В сползающейся армии о которой грезит Иван, в одном строю оказываются несчастные любовники и старые девы, рыцари и дураки. В другом пивном монологе прием смысловой интерференции повторяется: «Убивающий из ревности, или ты, вяжущий петлю для самого себя, – я зову вас обоих, дети гибнущего века: приходите пошляки и мечтатели, отцы семейств, лелеющие дочерей честные мещане, люди, верные традициям, подчиненные нормам чести, долга, любви, боящиеся крови и беспорядка, дорогие мои – солдаты и генералы – двинем походом! Куда? Я поведу вас» (ч. 2, гл. 2).

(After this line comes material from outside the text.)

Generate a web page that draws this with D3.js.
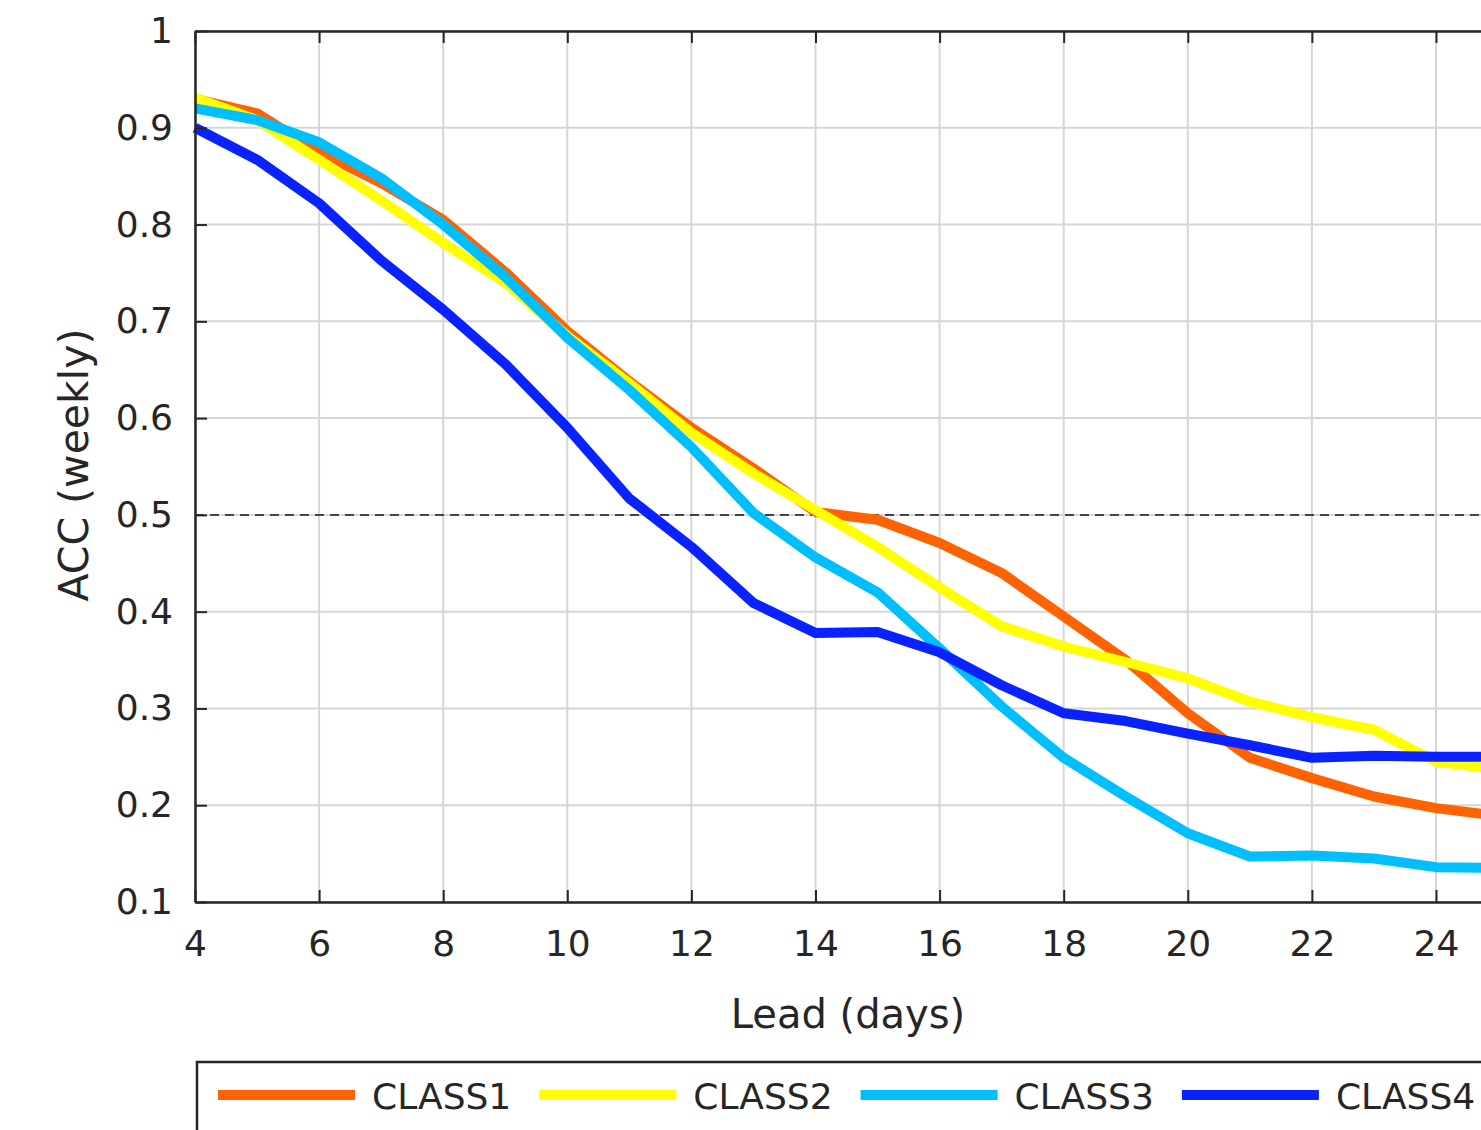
<!DOCTYPE html>
<html>
<head>
<meta charset="utf-8">
<script src="https://cdn.jsdelivr.net/npm/d3@7"></script>
<style>
  body { margin: 0; background: #fff; }
  svg { display: block; }
  text { font-family: "DejaVu Sans", sans-serif; fill: #262626; }
</style>
</head>
<body>
<div id="chart"></div>
<script>
// lead days and ACC per class
var days = [4, 5, 6, 7, 8, 9, 10, 11, 12, 13, 14, 15, 16, 17, 18, 19, 20, 21, 22, 23, 24, 25];
var class1 = [0.930, 0.915, 0.875, 0.843, 0.805, 0.751, 0.690, 0.638, 0.590, 0.548, 0.503, 0.495, 0.471, 0.440, 0.395, 0.350, 0.295, 0.249, 0.228, 0.209, 0.197, 0.189];
var class2 = [0.931, 0.908, 0.867, 0.825, 0.781, 0.740, 0.685, 0.636, 0.585, 0.543, 0.505, 0.467, 0.425, 0.385, 0.364, 0.348, 0.331, 0.307, 0.291, 0.278, 0.245, 0.237];
var class3 = [0.920, 0.908, 0.885, 0.848, 0.800, 0.746, 0.683, 0.629, 0.570, 0.502, 0.456, 0.420, 0.362, 0.302, 0.249, 0.209, 0.171, 0.147, 0.148, 0.145, 0.136, 0.135];
var class4 = [0.900, 0.867, 0.822, 0.763, 0.712, 0.656, 0.590, 0.517, 0.467, 0.409, 0.378, 0.379, 0.358, 0.324, 0.295, 0.287, 0.274, 0.262, 0.249, 0.251, 0.250, 0.250];

var names = ["CLASS1", "CLASS2", "CLASS3", "CLASS4"];
var colors = ["#ff6200", "#ffff00", "#00bfff", "#0a22ff"];
var xTicks = [4, 6, 8, 10, 12, 14, 16, 18, 20, 22, 24];
var yTicks = [0.1, 0.2, 0.3, 0.4, 0.5, 0.6, 0.7, 0.8, 0.9, 1];

var width = 1481, height = 1130;
var svg = d3.select("#chart").append("svg")
    .attr("width", width)
    .attr("height", height);

var x = d3.scaleLinear().domain([4, 28]).range([195, 195 + 24 * 62.05]);
var y = d3.scaleLinear().domain([0.1, 1]).range([902, 31]);
var x0 = x.range()[0], x1 = x.range()[1], y0 = y.range()[0], y1 = y.range()[1];

// grid
svg.append("g")
    .selectAll("line")
    .data(xTicks)
    .join("line")
    .attr("x1", d => x(d)).attr("x2", d => x(d))
    .attr("y1", y1).attr("y2", y0)
    .attr("stroke", "#d6d6d6").attr("stroke-width", 2);
svg.append("g")
    .selectAll("line")
    .data(yTicks)
    .join("line")
    .attr("x1", x0).attr("x2", x1)
    .attr("y1", d => y(d)).attr("y2", d => y(d))
    .attr("stroke", "#d6d6d6").attr("stroke-width", 2);

// 0.5 reference line
svg.append("line")
    .attr("x1", x0).attr("x2", x1)
    .attr("y1", y(0.5)).attr("y2", y(0.5))
    .attr("stroke", "#444").attr("stroke-width", 2)
    .attr("stroke-dasharray", "9,6");

// series
var series = [class1, class2, class3, class4];
var line = d3.line().x((d, i) => x(days[i])).y(d => y(d));
svg.append("g")
    .selectAll("path")
    .data(series)
    .join("path")
    .attr("d", d => line(d))
    .attr("fill", "none")
    .attr("stroke", (d, i) => colors[i])
    .attr("stroke-width", 10)
    .attr("stroke-linejoin", "round");

// axes (matlab style: box with inner ticks)
var axBottom = svg.append("g").attr("transform", "translate(0," + y0 + ")")
    .call(d3.axisBottom(x).tickValues(xTicks).tickSizeInner(-12).tickSizeOuter(0).tickPadding(38));
var axTop = svg.append("g").attr("transform", "translate(0," + y1 + ")")
    .call(d3.axisTop(x).tickValues(xTicks).tickSizeInner(-12).tickSizeOuter(0).tickFormat(""));
var axLeft = svg.append("g").attr("transform", "translate(" + x0 + ",0)")
    .call(d3.axisLeft(y).tickValues(yTicks).tickSizeInner(-12).tickSizeOuter(0).tickPadding(22)
        .tickFormat(d => d === 1 ? "1" : d3.format(".1f")(d)));

[axBottom, axTop, axLeft].forEach(g => {
    g.select(".domain").attr("stroke", "#262626").attr("stroke-width", 2.5);
    g.selectAll(".tick line").attr("stroke", "#262626").attr("stroke-width", 2);
    g.selectAll(".tick text").attr("font-size", 36).attr("fill", "#262626")
        .style("font-family", "'DejaVu Sans', sans-serif");
});
axBottom.selectAll(".tick text").attr("dy", "0.45em");

// axis titles
svg.append("text")
    .attr("x", 848).attr("y", 1028)
    .attr("text-anchor", "middle")
    .attr("font-size", 40)
    .text("Lead (days)");
svg.append("text")
    .attr("transform", "translate(88,465) rotate(-90)")
    .attr("text-anchor", "middle")
    .attr("font-size", 41)
    .text("ACC (weekly)");

// legend
var legend = svg.append("g");
legend.append("rect")
    .attr("x", 197).attr("y", 1062)
    .attr("width", 1400).attr("height", 120)
    .attr("fill", "#fff")
    .attr("stroke", "#262626").attr("stroke-width", 2.5);
var items = legend.selectAll("g")
    .data(names)
    .join("g")
    .attr("transform", (d, i) => "translate(" + (218 + i * 321.3) + ",1095)");
items.append("line")
    .attr("x1", 0).attr("x2", 137)
    .attr("stroke", (d, i) => colors[i])
    .attr("stroke-width", 10);
items.append("text")
    .attr("x", 154).attr("y", 14)
    .attr("font-size", 36)
    .text(d => d);
</script>
</body>
</html>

Мечтатель и пошляк – идущие в одном строю воины уходящего в прошлое века. И себя Иван называет «королем пошляков».
Битва с новым миром идет даже за слова. «Его врагом была пошлость», – объявил когда-то Горький главную чеховскую тему. Под знаком борьбы с пошлостью, отождествляемой то с пережитками прошлого, то с буржуазными предрассудками, то с естественными жизненными нормами проходит едва ли не вся советская эпоха. Пошлость, мещанство – понятия, несущие только отрицательные коннотации. И как-то забывалось, что мещане в другой эпохе были просто городским сословием, а пошлый определялось у Даля не только с пометкой ныне: избитый, общеизвестный и надокучивший, вышедший из обычая; неприличный, почитаемый грубым, простым, низким, подлым, площадным; вульгарный, тривиальный, – но и с пометкой старинное: давний, стародавний, что исстари ведется; старинный, древний, ис(спо)конный.